Star Trek: Deep Space Nine broke one of Star Trek: The Next Generation‘s long-standing season finale traditions, improving the spinoff show in the process. DS9 premiered in January 1993, almost three years after TNG‘s game-changing season 3 finale, “The Best of Both Worlds.” Following the huge success of the cliffhanger ending which revealed that Captain Jean-Luc Picard (Patrick Stewart) had become Locutus of Borg, TNG‘s season finales were all built around big cliffhangers. Right from the start, Star Trek: Deep Space Nine was conceived as a very different show to TNG, and this difference in approach extended to the season finales.
The original plan for Star Trek: Deep Space Nine‘s season 1 finale was to have DS9 crossover with Star Trek: The Next Generation. Rick Berman rightly vetoed the idea of Picard and the crew of the USS Enterprise-D helping Commander Benjamin Sisko (Avery Brooks) to repel a Cardassian invasion, which would surely have undermined the TNG spinoff show at a crucial moment. Instead, DS9 producer Michael Piller conceived of a different type of season finale that was vastly different from TNG, and also reflected Deep Space Nine‘s more serialized approach to storytelling.

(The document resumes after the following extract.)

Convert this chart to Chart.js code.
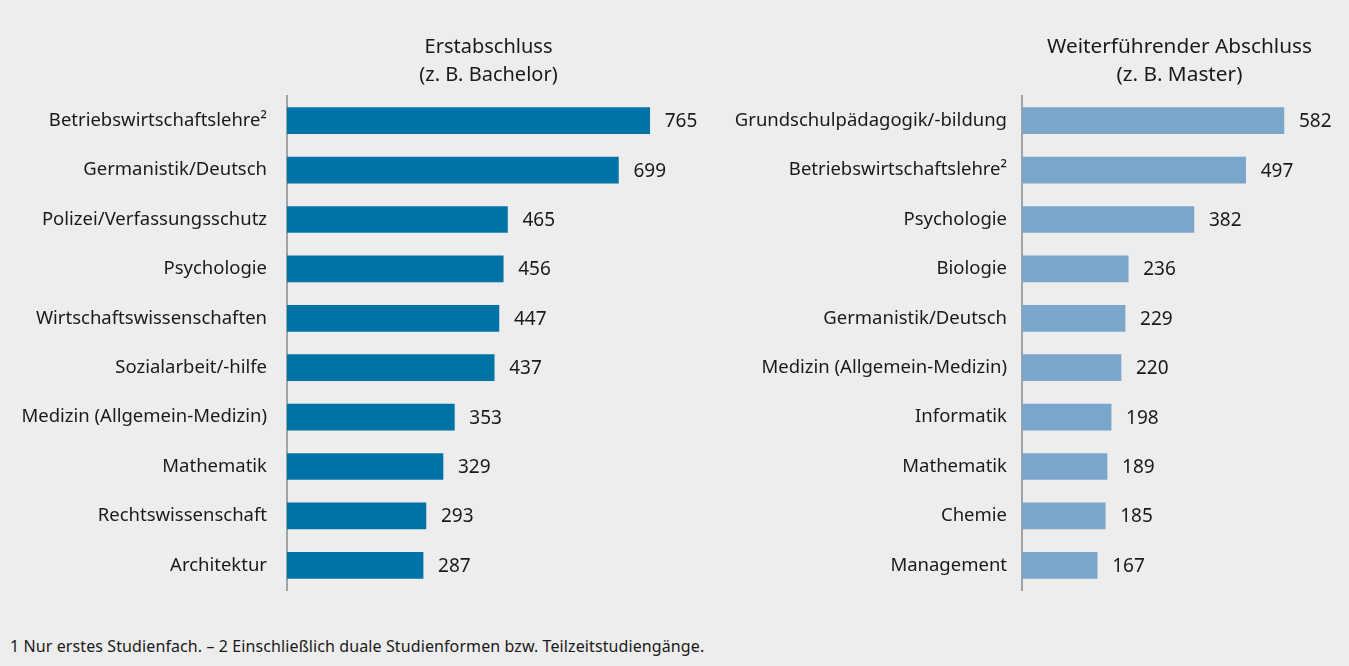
<!DOCTYPE html>
<html>
<head>
<meta charset="utf-8">
<script src="https://cdn.jsdelivr.net/npm/chart.js@4"></script>
<style>
  body { margin: 0; background: #ededed; width: 1349px; height: 666px; overflow: hidden; position: relative; }
  canvas { position: absolute; top: 0; }
  #chartLeft { left: 0; }
  #chartRight { left: 700px; }
  #note { position: absolute; left: 10px; top: 635px; font: 16px "Noto Sans", sans-serif; color: #1a1a1a; letter-spacing: 0.1px; }
</style>
</head>
<body>
<canvas id="chartLeft" width="700" height="600"></canvas>
<canvas id="chartRight" width="649" height="600"></canvas>
<div id="note">1 Nur erstes Studienfach. – 2 Einschließlich duale Studienformen bzw. Teilzeitstudiengänge.</div>
<script>
// Données
const faecherErst = ['Betriebswirtschaftslehre²', 'Germanistik/Deutsch', 'Polizei/Verfassungsschutz', 'Psychologie',
  'Wirtschaftswissenschaften', 'Sozialarbeit/-hilfe', 'Medizin (Allgemein-Medizin)', 'Mathematik',
  'Rechtswissenschaft', 'Architektur'];
const werteErst = [765, 699, 465, 456, 447, 437, 353, 329, 293, 287];

const faecherWeiter = ['Grundschulpädagogik/-bildung', 'Betriebswirtschaftslehre²', 'Psychologie', 'Biologie',
  'Germanistik/Deutsch', 'Medizin (Allgemein-Medizin)', 'Informatik', 'Mathematik', 'Chemie', 'Management'];
const werteWeiter = [582, 497, 382, 236, 229, 220, 198, 189, 185, 167];

const titelErst = ['Erstabschluss', '(z. B. Bachelor)'];
const titelWeiter = ['Weiterführender Abschluss', '(z. B. Master)'];

const schrift = '"Noto Sans", sans-serif';

// petit plugin : valeurs au bout des barres + titre au-dessus de la zone
const extras = {
  id: 'extras',
  afterDatasetsDraw(chart, args, opts) {
    const ctx = chart.ctx;
    ctx.save();
    ctx.font = '19px ' + schrift;
    ctx.fillStyle = '#1a1a1a';
    ctx.textBaseline = 'middle';
    ctx.textAlign = 'left';
    chart.getDatasetMeta(0).data.forEach((bar, i) => {
      ctx.fillText(chart.data.datasets[0].data[i], bar.x + 15, bar.y + 1);
    });
    const mid = (chart.chartArea.left + chart.chartArea.right) / 2;
    ctx.textAlign = 'center';
    ctx.font = opts.size + 'px ' + schrift;
    ctx.fillText(opts.lines[0], mid, 47);
    ctx.fillText(opts.lines[1], mid, 75);
    ctx.restore();
  }
};

function makeChart(id, labels, values, color, axisWidth, xMax, padRight, tickPad, lines, size) {
  return new Chart(document.getElementById(id), {
    type: 'bar',
    data: {
      labels: labels,
      datasets: [{ data: values, backgroundColor: color, barThickness: 26 }]
    },
    options: {
      indexAxis: 'y',
      responsive: false,
      animation: false,
      layout: { padding: { top: 96, bottom: 10, right: padRight, left: 0 } },
      plugins: { legend: { display: false }, tooltip: { enabled: false }, extras: { lines: lines, size: size } },
      scales: {
        x: { display: false, min: 0, max: xMax },
        y: {
          grid: { display: false, drawTicks: false },
          border: { display: true, color: '#a3a3a3', width: 2 },
          ticks: { color: '#1a1a1a', font: { size: 18.5, family: schrift }, padding: tickPad },
          afterFit(scale) {
            scale.width = axisWidth;
            scale.paddingTop = 0; // sinon l'axe réserve de la place en bas
            scale.paddingBottom = 0;
          }
        }
      }
    },
    plugins: [extras]
  });
}

makeChart('chartLeft', faecherErst, werteErst, '#0073a6', 287, 850, 10, 20, titelErst, 20);
makeChart('chartRight', faecherWeiter, werteWeiter, '#7aa6cc', 322, 700, 12, 15, titelWeiter, 20.8);
</script>
</body>
</html>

Roddenberry Would Have Approved Of Star Trek: DS9’s Season 1 Finale
We’ll never know if Gene Roddenberry would approve of Star Trek: DS9, but the season 1 finale perfectly embodies his vision of infinite diversity.
DS9 Season 1 Broke A Star Trek: TNG Season Finale Tradition

By 1993, Star Trek: The Next Generation would end each season with a cliffhanger, but Star Trek: Deep Space Nine season 1 did something very different. While DS9 season 1, episode 20, “In the Hands of the Prophets”, does set up the political and religious upheaval that opens season 2, it has a clearly defined ending. This was at the behest of DS9 producer Michael Piller, who wanted to end season 1 with an episode that would serve as a bookend to the pilot, “Emissary.” Robert Hewitt Wolfe fulfilled that brief perfectly, by revisiting Sisko’s newfound religious status, and revealing that he, and some Bajorans, are grappling with the implications of his meeting with the Prophets.
Rather than end on a huge cliffhanger, Star Trek: Deep Space Nine‘s season 1 finale ends with a quiet moment between Sisko and Major Kira Nerys (Nana Visitor). Kira and Sisko reflect on the events of DS9 season 1, and Kira wryly states that she doesn’t see the Starfleet commander as “the devil.” It’s a scene that brings the first chapter of Deep Space Nine‘s story to a satisfying close rather than rely on a big cliffhanger, or what Ira Steven Behr once called a “gimmick” in the book, Captains’ Log Supplemental: The Unauthorized Guide to the New Trek Voyages. Across all seven seasons, Star Trek: Deep Space Nine rejected the cliffhanger ending tradition of Star Trek: The Next Generation in favor of chapter endings, in the style of “In the Hands of the Prophets.”
How DS9 Season 1 Finales Differed From TNG & Voyager

Star Trek: Deep Space Nine season finales do have cliffhangers, but generally they’re on a much larger scale than those of Star Trek: The Next Generation or Voyager. For example, DS9 season 5 ends with the Cardassians retaking the space station. If “Call to Arms” was a TNG or Voyager finale, the story would be resolved in next season’s premiere. Instead, Sisko and the crew don’t get the station back until DS9 season 6, episode 6, “Sacrifice of Angels.” DS9 season finales don’t just break a story in two, they get the lead characters to where they need to be for the story to continue.
That’s something that was established in Star Trek: Deep Space Nine‘s season 1 finale, which established the political and religious conflict on Bajor. It’s an approach that was reflective of DS9‘s refusal to hit Star Trek‘s episodic reset button. Events in DS9 had far-reaching consequences, and so gimmicky, easily resolvable cliffhangers wouldn’t be appropriate. Instead, the end of each season acted like the end of a chapter in a novel, shaking things up and setting its characters on a new path. It’s something that continues to this day in modern Star Trek, particularly in Star Trek: Discovery, showing that Star Trek: Deep Space Nine remains hugely influential.